Silicon carbide is ideal for applications involving glass, plastic, rubber, paint, wood, and titanium alloys. It is also recommended for finishing nonferrous metals such as brass, bronze, copper, and aluminum. Silicon carbide products often have waterproof backings, allowing them to be used for wet and dry sanding. Wet sanding helps to reduce scratches and prevent clogging.
Whilst there are several types of ceramic materials, ceramic aluminium oxide is arguably the most popular. Ceramic is manufactured by combining bauxite, just like regular aluminium oxide, with other materials in a chemical bonding process. This chemical bonding results in raw grain that is very porous and coral-like in appearance. Ceramic aluminium oxide is a long-lasting, tough, dense abrasive due to its microstructure. The extremely small micron size particles break off during grinding, producing multiple new cutting edges. As it stays sharp, especially when used in medium and high-pressure operations, it cuts at a higher rate than other abrasives. It is recommended for use on forged and carbon steels, high nickel, and cobalt alloys. Ceramics were created for rough grinding on metal, but have crossed over into many other areas and applications. Ceramic grain produces a fine and consistent scratch pattern and due to this, it is fast becoming the grain of choice for many wood sanding applications.

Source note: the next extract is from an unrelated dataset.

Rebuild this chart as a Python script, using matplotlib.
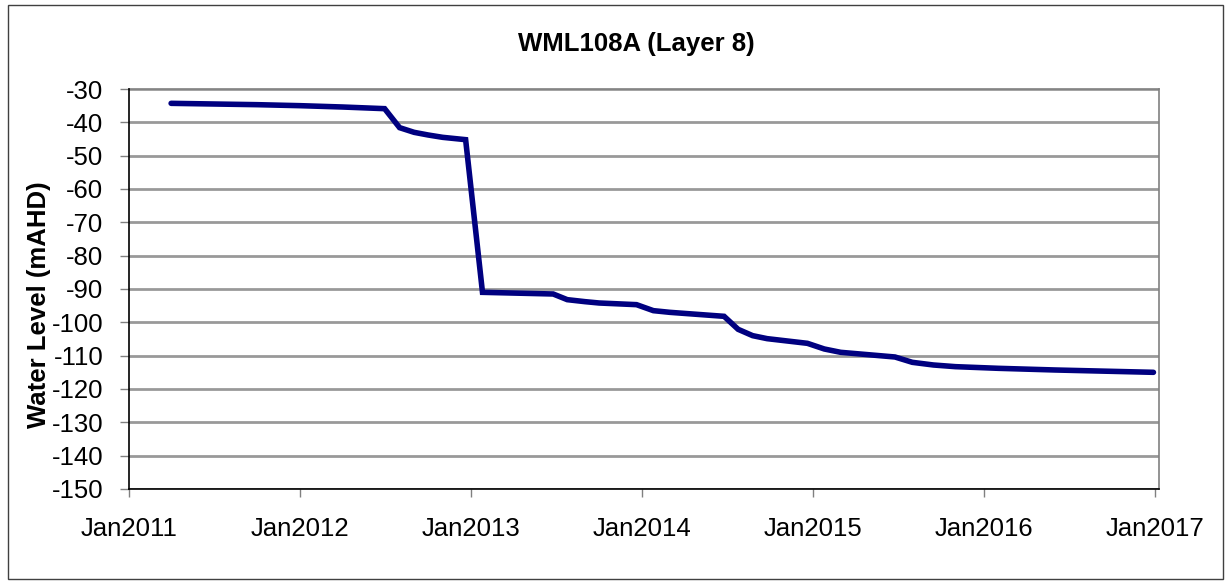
import numpy as np
import matplotlib.pyplot as plt
import matplotlib.dates as mdates
from matplotlib.patches import Rectangle
from datetime import datetime

plt.rcParams['font.family'] = ['Liberation Sans', 'DejaVu Sans']
plt.rcParams['axes.unicode_minus'] = False

# Modelled water level at WML108A, layer 8
dates = ['2011-04-01', '2011-10-01', '2012-01-01', '2012-04-01', '2012-06-30',
         '2012-08-01', '2012-09-01', '2012-10-01', '2012-11-01', '2012-12-20',
         '2013-01-25', '2013-06-25', '2013-07-25', '2013-09-01', '2013-10-01',
         '2013-12-20', '2014-01-25', '2014-03-01', '2014-06-25', '2014-07-25',
         '2014-08-25', '2014-09-25', '2014-12-20', '2015-01-25', '2015-03-01',
         '2015-06-25', '2015-08-01', '2015-09-15', '2015-11-01', '2016-02-01',
         '2016-06-01', '2016-12-28']
level = [-34.3, -34.7, -35.0, -35.4, -35.9,
         -41.6, -43.0, -43.8, -44.5, -45.2,
         -91.0, -91.5, -93.2, -93.8, -94.2,
         -94.7, -96.5, -97.0, -98.2, -102.1,
         -104.0, -104.9, -106.3, -108.0, -109.0,
         -110.4, -112.0, -112.8, -113.3, -113.8,
         -114.3, -115.0]
year_ticks = [2011, 2012, 2013, 2014, 2015, 2016, 2017]
y_ticks = np.arange(-150, -29, 10)

t = [datetime.strptime(d, '%Y-%m-%d') for d in dates]

fig = plt.figure(figsize=(12.26, 5.84), dpi=100)
ax = fig.add_axes([0.1052, 0.1627, 0.8402, 0.6849])

ax.plot(t, level, color='#000080', lw=4.0, solid_capstyle='round',
        solid_joinstyle='miter', zorder=3)

ax.set_xlim(datetime(2011, 1, 1), datetime(2017, 1, 9))
ax.set_ylim(-150, -30)
ax.set_yticks(y_ticks)
ax.set_xticks([datetime(y, 1, 1) for y in year_ticks])
ax.xaxis.set_major_formatter(mdates.DateFormatter('Jan%Y'))

ax.grid(axis='y', color='#999999', lw=2.0, zorder=1)
ax.set_axisbelow(True)

for side in ['top', 'right']:
    ax.spines[side].set_color('#808080')
    ax.spines[side].set_linewidth(1.2)
for side in ['left', 'bottom']:
    ax.spines[side].set_color('black')
    ax.spines[side].set_linewidth(1.2)
    ax.spines[side].set_zorder(4)

ax.tick_params(axis='y', direction='out', length=6.5, width=1, color='#808080',
               pad=12, labelsize=18.5)
ax.tick_params(axis='x', direction='out', length=6, width=1, color='#808080',
               pad=14, labelsize=18.5)

fig.text(636 / 1226, 1 - 44 / 584, 'WML108A (Layer 8)', fontsize=18.5,
         fontweight='bold', ha='center', va='center')
ax.set_ylabel('Water Level (mAHD)', fontsize=18.5, fontweight='bold',
              va='center')
ax.yaxis.set_label_coords(-0.087, 0.46)

# chart border
fig.patches.append(Rectangle((8 / 1226, 5 / 584), 1215 / 1226, 574 / 584,
                             transform=fig.transFigure, fill=False,
                             edgecolor='#404040', lw=1.0))

fig.savefig('out.png', dpi=100)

Ultimately, the selection of a suitable abrasive grain is vital to the productivity of the sandpaper and its effectiveness in an application. Whilst we have outlined some common types of abrasive grains, many types have not been discussed and may similarly be used for a range of applications. It is important to understand the properties of the common types of abrasive grains in order to select the most suitable sandpaper product for an application.
It is also worth noting that abrasive grains, like all things, are available in different qualities. If an abrasive product manufacturer uses a higher quality of grain, in a greater percentage, when coating their product, it will perform better.